◆ TASK GOAL
Reproduce all the lines exactly as they stand, apart from the pictures.

◆ DATA

-=-=-=-=-

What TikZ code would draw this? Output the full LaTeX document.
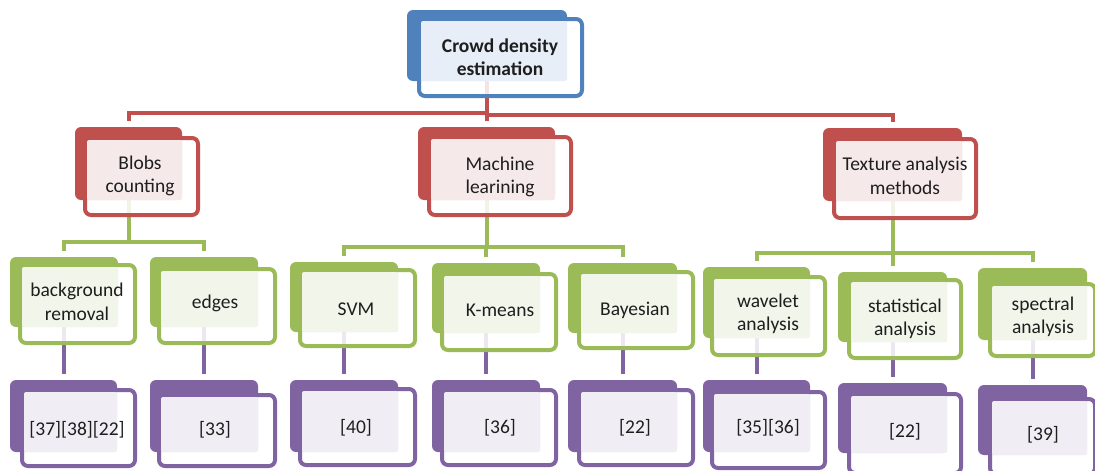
\documentclass[tikz,border=0pt]{standalone}
\usepackage{fontspec}
\setmainfont{Carlito}
\usetikzlibrary{fit,calc}
\definecolor{cblue}{HTML}{4F81BD}
\definecolor{cred}{HTML}{C0504D}
\definecolor{cgreen}{HTML}{9BBB59}
\definecolor{cpurple}{HTML}{8064A2}
\definecolor{tblue}{HTML}{E7EEF8}
\definecolor{tred}{HTML}{F5E9E9}
\definecolor{tgreen}{HTML}{F2F5EA}
\definecolor{tpurple}{HTML}{F0EDF4}
\definecolor{ctext}{HTML}{1E1E1E}
\pgfdeclarelayer{bg}
\pgfsetlayers{bg,main}
\tikzset{
  backbox/.style={inner sep=0pt, outer sep=0pt, fill=#1, draw=none, rounded corners=6pt},
  frontbox/.style={inner sep=-2pt, outer sep=0pt, draw=#1, line width=4pt, fill=white, fill opacity=0.85, rounded corners=6pt},
  txt/.style={text=ctext, align=center, inner sep=0pt, font=\fontsize{19.5}{23.5}\selectfont},
  conn/.style={draw=#1, line width=4pt, shorten >=6pt},
}
% #1 name, #2 colour, #3 tint, #4 back corners, #5 front corners, #6 text position, #7 text
\newcommand\cbx[7]{%
  \node[backbox=#2, fit={#4}] (#1-b) {};
  \node[frontbox=#2, fit={#5}] (#1) {};
  \fill[#3, rounded corners=2pt] ($(#1.north west)+(2,2)$) rectangle (#1-b.south east);
  \node[txt] (#1-t) at #6 {#7};
}
\begin{document}
\begin{tikzpicture}[x=1pt,y=-1pt]
\useasboundingbox (0,0) rectangle (1095,471);
% level 0
\cbx{top}{cblue}{tblue}{(407,10)(567,81)}{(417,17)(584,98)}{(500,57)}{\bfseries Crowd density\\\bfseries estimation}
% level 1
\cbx{blobs}{cred}{tred}{(75,127)(182,200)}{(83,136)(200,217)}{(140,176)}{Blobs\\counting}
\cbx{ml}{cred}{tred}{(418,127)(555,200)}{(427,135)(573,217)}{(500,177)}{Machine\\learining}
\cbx{tex}{cred}{tred}{(823,128)(962,201)}{(832,137)(978,220)}{(905,176)}{Texture analysis\\methods}
% level 2
\cbx{bgr}{cgreen}{tgreen}{(10,257)(118,327)}{(18,263)(137,345)}{(77,302)}{background\\removal}
\cbx{edg}{cgreen}{tgreen}{(150,257)(258,327)}{(157,267)(277,345)}{(215,303)}{edges}
\cbx{svm}{cgreen}{tgreen}{(290,262)(398,332)}{(298,268)(417,348)}{(356,309)}{SVM}
\cbx{kme}{cgreen}{tgreen}{(432,263)(540,333)}{(440,272)(558,352)}{(500,310)}{K-means}
\cbx{bay}{cgreen}{tgreen}{(568,263)(677,333)}{(577,270)(695,350)}{(635,310)}{Bayesian}
\cbx{wav}{cgreen}{tgreen}{(703,267)(810,338)}{(710,275)(827,357)}{(768,314)}{wavelet\\analysis}
\cbx{sta}{cgreen}{tgreen}{(838,272)(947,342)}{(847,278)(963,360)}{(905,319)}{statistical\\analysis}
\cbx{spe}{cgreen}{tgreen}{(978,268)(1087,340)}{(988,282)(1097,358)}{(1043,317)}{spectral\\analysis}
% level 3
\cbx{r1}{cpurple}{tpurple}{(10,380)(117,452)}{(20,388)(137,468)}{(77,430)}{[37][38][22]}
\cbx{r2}{cpurple}{tpurple}{(150,380)(258,452)}{(157,393)(277,468)}{(215,430)}{[33]}
\cbx{r3}{cpurple}{tpurple}{(290,380)(398,452)}{(298,387)(417,467)}{(356,428)}{[40]}
\cbx{r4}{cpurple}{tpurple}{(432,380)(540,452)}{(440,388)(558,467)}{(500,428)}{[36]}
\cbx{r5}{cpurple}{tpurple}{(568,380)(677,452)}{(577,388)(695,467)}{(635,428)}{[22]}
\cbx{r6}{cpurple}{tpurple}{(703,380)(810,452)}{(710,390)(827,470)}{(768,428)}{[35][36]}
\cbx{r7}{cpurple}{tpurple}{(838,383)(947,453)}{(847,392)(963,475)}{(905,432)}{[22]}
\cbx{r8}{cpurple}{tpurple}{(978,385)(1087,455)}{(988,397)(1097,476)}{(1043,435)}{[39]}
% connectors
\begin{pgfonlayer}{bg}
\draw[conn=cred] (top-b.south) -- ++(0,32) -| (blobs-b.north);
\draw[conn=cred] (top-b.south) -- (top-b.south |- ml-b.north);
\draw[conn=cred] (top-b.south) -- ++(0,34) -| (tex-b.north);
\draw[conn=cgreen] (blobs-b.south) -- ++(0,42) -| (bgr-b.north);
\draw[conn=cgreen] (blobs-b.south) -- ++(0,42) -| (edg-b.north);
\draw[conn=cgreen] (ml-b.south) -- ++(0,47) -| (svm-b.north);
\draw[conn=cgreen] (ml-b.south) -- ++(0,47) -| (kme-b.north);
\draw[conn=cgreen] (ml-b.south) -- ++(0,47) -| (bay-b.north);
\draw[conn=cgreen] (tex-b.south) -- ++(0,52) -| (wav-b.north);
\draw[conn=cgreen] (tex-b.south) -- ++(0,52) -| (sta-b.north);
\draw[conn=cgreen] (tex-b.south) -- ++(0,52) -| (spe-b.north);
\draw[conn=cpurple] (bgr-b.south) -- (bgr-b.south |- r1-b.north);
\draw[conn=cpurple] (edg-b.south) -- (edg-b.south |- r2-b.north);
\draw[conn=cpurple] (svm-b.south) -- (svm-b.south |- r3-b.north);
\draw[conn=cpurple] (kme-b.south) -- (kme-b.south |- r4-b.north);
\draw[conn=cpurple] (bay-b.south) -- (bay-b.south |- r5-b.north);
\draw[conn=cpurple] (wav-b.south) -- (wav-b.south |- r6-b.north);
\draw[conn=cpurple] (sta-b.south) -- (sta-b.south |- r7-b.north);
\draw[conn=cpurple] (spe-b.south) -- (spe-b.south |- r8-b.north);
\end{pgfonlayer}
\end{tikzpicture}
\end{document}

-=-=-=-=-

◆ THE RESPONSE
What TikZ code would draw this? Output the full LaTeX document.
\documentclass[tikz,border=0pt]{standalone}
\usepackage{fontspec}
\setmainfont{Carlito}
\usetikzlibrary{fit,calc}
\definecolor{cblue}{HTML}{4F81BD}
\definecolor{cred}{HTML}{C0504D}
\definecolor{cgreen}{HTML}{9BBB59}
\definecolor{cpurple}{HTML}{8064A2}
\definecolor{tblue}{HTML}{E7EEF8}
\definecolor{tred}{HTML}{F5E9E9}
\definecolor{tgreen}{HTML}{F2F5EA}
\definecolor{tpurple}{HTML}{F0EDF4}
\definecolor{ctext}{HTML}{1E1E1E}
\pgfdeclarelayer{bg}
\pgfsetlayers{bg,main}
\tikzset{
  backbox/.style={inner sep=0pt, outer sep=0pt, fill=#1, draw=none, rounded corners=6pt},
  frontbox/.style={inner sep=-2pt, outer sep=0pt, draw=#1, line width=4pt, fill=white, fill opacity=0.85, rounded corners=6pt},
  txt/.style={text=ctext, align=center, inner sep=0pt, font=\fontsize{19.5}{23.5}\selectfont},
  conn/.style={draw=#1, line width=4pt, shorten >=6pt},
}
% #1 name, #2 colour, #3 tint, #4 back corners, #5 front corners, #6 text position, #7 text
\newcommand\cbx[7]{%
  \node[backbox=#2, fit={#4}] (#1-b) {};
  \node[frontbox=#2, fit={#5}] (#1) {};
  \fill[#3, rounded corners=2pt] ($(#1.north west)+(2,2)$) rectangle (#1-b.south east);
  \node[txt] (#1-t) at #6 {#7};
}
\begin{document}
\begin{tikzpicture}[x=1pt,y=-1pt]
\useasboundingbox (0,0) rectangle (1095,471);
% level 0
\cbx{top}{cblue}{tblue}{(407,10)(567,81)}{(417,17)(584,98)}{(500,57)}{\bfseries Crowd density\\\bfseries estimation}
% level 1
\cbx{blobs}{cred}{tred}{(75,127)(182,200)}{(83,136)(200,217)}{(140,176)}{Blobs\\counting}
\cbx{ml}{cred}{tred}{(418,127)(555,200)}{(427,135)(573,217)}{(500,177)}{Machine\\learining}
\cbx{tex}{cred}{tred}{(823,128)(962,201)}{(832,137)(978,220)}{(905,176)}{Texture analysis\\methods}
% level 2
\cbx{bgr}{cgreen}{tgreen}{(10,257)(118,327)}{(18,263)(137,345)}{(77,302)}{background\\removal}
\cbx{edg}{cgreen}{tgreen}{(150,257)(258,327)}{(157,267)(277,345)}{(215,303)}{edges}
\cbx{svm}{cgreen}{tgreen}{(290,262)(398,332)}{(298,268)(417,348)}{(356,309)}{SVM}
\cbx{kme}{cgreen}{tgreen}{(432,263)(540,333)}{(440,272)(558,352)}{(500,310)}{K-means}
\cbx{bay}{cgreen}{tgreen}{(568,263)(677,333)}{(577,270)(695,350)}{(635,310)}{Bayesian}
\cbx{wav}{cgreen}{tgreen}{(703,267)(810,338)}{(710,275)(827,357)}{(768,314)}{wavelet\\analysis}
\cbx{sta}{cgreen}{tgreen}{(838,272)(947,342)}{(847,278)(963,360)}{(905,319)}{statistical\\analysis}
\cbx{spe}{cgreen}{tgreen}{(978,268)(1087,340)}{(988,282)(1097,358)}{(1043,317)}{spectral\\analysis}
% level 3
\cbx{r1}{cpurple}{tpurple}{(10,380)(117,452)}{(20,388)(137,468)}{(77,430)}{[37][38][22]}
\cbx{r2}{cpurple}{tpurple}{(150,380)(258,452)}{(157,393)(277,468)}{(215,430)}{[33]}
\cbx{r3}{cpurple}{tpurple}{(290,380)(398,452)}{(298,387)(417,467)}{(356,428)}{[40]}
\cbx{r4}{cpurple}{tpurple}{(432,380)(540,452)}{(440,388)(558,467)}{(500,428)}{[36]}
\cbx{r5}{cpurple}{tpurple}{(568,380)(677,452)}{(577,388)(695,467)}{(635,428)}{[22]}
\cbx{r6}{cpurple}{tpurple}{(703,380)(810,452)}{(710,390)(827,470)}{(768,428)}{[35][36]}
\cbx{r7}{cpurple}{tpurple}{(838,383)(947,453)}{(847,392)(963,475)}{(905,432)}{[22]}
\cbx{r8}{cpurple}{tpurple}{(978,385)(1087,455)}{(988,397)(1097,476)}{(1043,435)}{[39]}
% connectors
\begin{pgfonlayer}{bg}
\draw[conn=cred] (top-b.south) -- ++(0,32) -| (blobs-b.north);
\draw[conn=cred] (top-b.south) -- (top-b.south |- ml-b.north);
\draw[conn=cred] (top-b.south) -- ++(0,34) -| (tex-b.north);
\draw[conn=cgreen] (blobs-b.south) -- ++(0,42) -| (bgr-b.north);
\draw[conn=cgreen] (blobs-b.south) -- ++(0,42) -| (edg-b.north);
\draw[conn=cgreen] (ml-b.south) -- ++(0,47) -| (svm-b.north);
\draw[conn=cgreen] (ml-b.south) -- ++(0,47) -| (kme-b.north);
\draw[conn=cgreen] (ml-b.south) -- ++(0,47) -| (bay-b.north);
\draw[conn=cgreen] (tex-b.south) -- ++(0,52) -| (wav-b.north);
\draw[conn=cgreen] (tex-b.south) -- ++(0,52) -| (sta-b.north);
\draw[conn=cgreen] (tex-b.south) -- ++(0,52) -| (spe-b.north);
\draw[conn=cpurple] (bgr-b.south) -- (bgr-b.south |- r1-b.north);
\draw[conn=cpurple] (edg-b.south) -- (edg-b.south |- r2-b.north);
\draw[conn=cpurple] (svm-b.south) -- (svm-b.south |- r3-b.north);
\draw[conn=cpurple] (kme-b.south) -- (kme-b.south |- r4-b.north);
\draw[conn=cpurple] (bay-b.south) -- (bay-b.south |- r5-b.north);
\draw[conn=cpurple] (wav-b.south) -- (wav-b.south |- r6-b.north);
\draw[conn=cpurple] (sta-b.south) -- (sta-b.south |- r7-b.north);
\draw[conn=cpurple] (spe-b.south) -- (spe-b.south |- r8-b.north);
\end{pgfonlayer}
\end{tikzpicture}
\end{document}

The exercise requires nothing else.